## [Problem]
From the entries below, pull out each line where "this" appears.

## [Raw records]
start
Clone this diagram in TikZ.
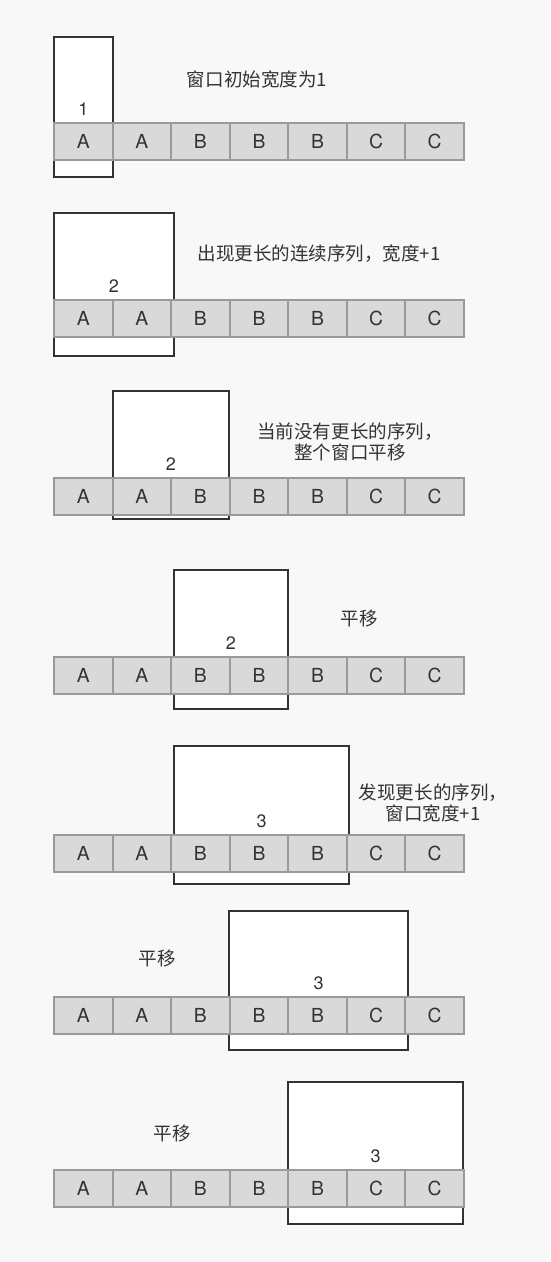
\documentclass[tikz,border=0pt]{standalone}
\usepackage{fontspec}
\setmainfont{Noto Sans CJK SC}
\newfontfamily\cellfont{TeX Gyre Heros}
\usetikzlibrary{positioning}
\definecolor{bgcol}{HTML}{F8F8F8}
\definecolor{cellfill}{HTML}{D9D9D9}
\definecolor{cellline}{HTML}{9A9A9A}
\definecolor{winline}{HTML}{333333}
\definecolor{txt}{HTML}{333333}

\begin{document}
\begin{tikzpicture}[
    x=0.75pt, y=-0.75pt,
    cell/.style={rectangle, draw=cellline, fill=cellfill, line width=1.5pt, minimum width=43.93pt, minimum height=27.75pt, inner sep=0pt, outer sep=0pt, text=txt, font=\cellfont\fontsize{14.5}{17}\selectfont},
    window/.style={rectangle, draw=winline, fill=white, line width=2pt, inner sep=0pt, outer sep=0pt},
    num/.style={inner sep=0pt, text=txt, font=\cellfont\fontsize{13.5}{16}\selectfont},
    note/.style={inner sep=0pt, text=txt, align=center, font=\fontsize{13.9}{16}\selectfont}
]

% Background
\fill[bgcol] (0,0) rectangle (550,1262);
\useasboundingbox (0,0) rectangle (550,1262);

% Rows: cell top / window left / window right / window top / window bottom / width
\foreach \r/\cy/\wl/\wr/\wt/\wb/\n in {1/123/54/113/37/177/1, 2/300/54/174/213/356/2, 3/478/113/229/391/519/2, 4/657/174/288/570/709/2, 5/835/174/349/746/884/3, 6/997/229/408/911/1050/3, 7/1170/288/463/1082/1224/3} {
    % window
    \node[window, minimum width={(\wr-\wl)*0.75pt}, minimum height={(\wb-\wt)*0.75pt}] (w\r) at ({(\wl+\wr)/2},{(\wt+\wb)/2}) {};
    % cells
    \foreach \l [count=\i] in {A,A,B,B,B,C,C}
        \node[cell] (c\r-\i) at ({54+58.57*(\i-0.5)},{\cy+18.5}) {\l};
    % window width
    \node[num] (n\r) at ({(\wl+\wr)/2},{\cy-14}) {\n};
}

% Notes
\node[note] (note1) at (257,80) {窗口初始宽度为1};
\node[note] (note2) at (319,254) {出现更长的连续序列，宽度+1};
\node[note] (note3) at (350,442) {当前没有更长的序列，\\整个窗口平移};
\node[note] (note4) at (359,618) {平移};
\node[note] (note5) at (433,803) {发现更长的序列，\\窗口宽度+1};
\node[note] (note6) at (157,958) {平移};
\node[note] (note7) at (172,1133) {平移};

\end{tikzpicture}
\end{document}
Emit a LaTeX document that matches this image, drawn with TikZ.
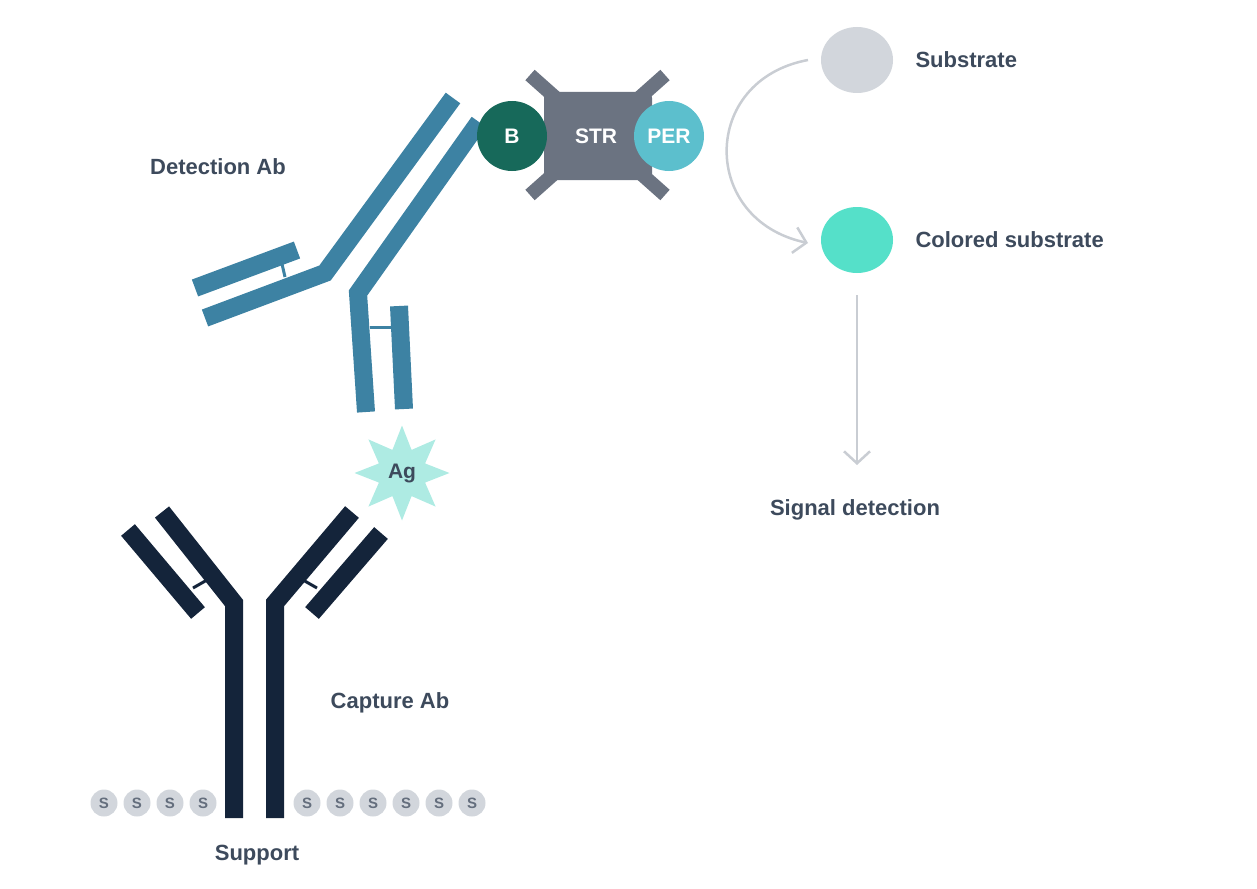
\documentclass[tikz,border=0pt]{standalone}
\usepackage{fontspec}
\setmainfont{Liberation Sans}
\usetikzlibrary{shapes.geometric,arrows.meta}
\definecolor{navy}{HTML}{14243A}
\definecolor{dab}{HTML}{3D82A3}
\definecolor{txt}{HTML}{3D4A5C}
\definecolor{sgray}{HTML}{D2D6DC}
\definecolor{strg}{HTML}{6B7381}
\definecolor{bgreen}{HTML}{17695A}
\definecolor{perc}{HTML}{5CBFCD}
\definecolor{agc}{HTML}{AEEBE3}
\definecolor{colc}{HTML}{55E0C9}
\definecolor{arr}{HTML}{C9CDD3}
\tikzset{
  lbl/.style={font=\fontsize{22}{26}\selectfont\bfseries, text=txt},
  heavy/.style={line width=18pt, line join=miter, line cap=butt},
  link/.style={line width=3pt},
  sdot/.style={circle, fill=sgray, minimum size=27pt, inner sep=0pt, font=\fontsize{15}{15}\selectfont\bfseries, text=txt!80},
  ball/.style={circle, minimum size=70pt, inner sep=0pt, font=\fontsize{21}{21}\selectfont\bfseries, text=white},
  garrow/.style={draw=arr, line width=2.5pt, -{Straight Barb[length=12pt,width=26pt,line width=2.5pt]}}
}
\begin{document}
\begin{tikzpicture}[x=1pt,y=-1pt]
\useasboundingbox (0,0) rectangle (1257,888);
% capture antibody
\begin{scope}[draw=navy]
\draw[heavy] (162,512) -- (234,603) -- (234,818);
\draw[heavy] (128,530) -- (198,613);
\draw[link] (193,588) -- (207,580);
\draw[heavy] (352,512) -- (275,603) -- (275,818);
\draw[heavy] (381,533) -- (312,613);
\draw[link] (303,580) -- (317,588);
\end{scope}
% support
\foreach \i/\x in {1/104,2/137,3/170,4/203,5/307,6/340,7/373,8/406,9/439,10/472}
  \node[sdot] (s\i) at (\x,803) {S};
\node[lbl] (support) at (257,855) {Support};
\node[lbl] (capture) at (390,703) {Capture Ab};
% antigen
\node[star, star points=8, star point ratio=1.9, fill=agc, minimum size=95pt, inner sep=0pt] (ag) at (402,473) {};
\node[font=\fontsize{21}{21}\selectfont\bfseries, text=txt] at (ag) {Ag};
% detection antibody
\begin{scope}[draw=dab]
\draw[heavy] (453,98) -- (325,273) -- (205,318);
\draw[heavy] (479,122) -- (358,293) -- (366,412);
\draw[heavy] (297,250) -- (195,288);
\draw[heavy] (399,306) -- (404,409);
\draw[link] (282,264) -- (285,277);
\draw[link] (370,327) -- (392,327);
\end{scope}
\node[lbl] (detection) at (218,167) {Detection Ab};
% streptavidin complex
\draw[strg, line width=14pt] (530,75) -- (665,195);
\draw[strg, line width=14pt] (665,75) -- (530,195);
\node[fill=strg, rounded corners=6pt, minimum width=108pt, minimum height=88pt] (str) at (598,136) {};
\node[ball, fill=bgreen] (b) at (512,136) {B};
\node[font=\fontsize{21}{21}\selectfont\bfseries, text=white] at (596,136) {STR};
\node[ball, fill=perc] (per) at (669,136) {PER};
% substrates
\node[ellipse, fill=sgray, minimum width=72pt, minimum height=66pt] (sub) at (857,60) {};
\node[ellipse, fill=colc, minimum width=72pt, minimum height=66pt] (col) at (857,240) {};
\node[lbl, anchor=west] at (912,60) {Substrate};
\node[lbl, anchor=west] at (912,240) {Colored substrate};
\node[lbl] (signal) at (855,510) {Signal detection};
\draw[garrow] (808,60) .. controls (700,80) and (700,220) .. (808,243);
\coordinate (dtop) at (857,295);
\coordinate (dbot) at (857,465);
\draw[garrow] (dtop) -- (dbot);
\end{tikzpicture}
\end{document}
end
## [The result]
Clone this diagram in TikZ.
Emit a LaTeX document that matches this image, drawn with TikZ.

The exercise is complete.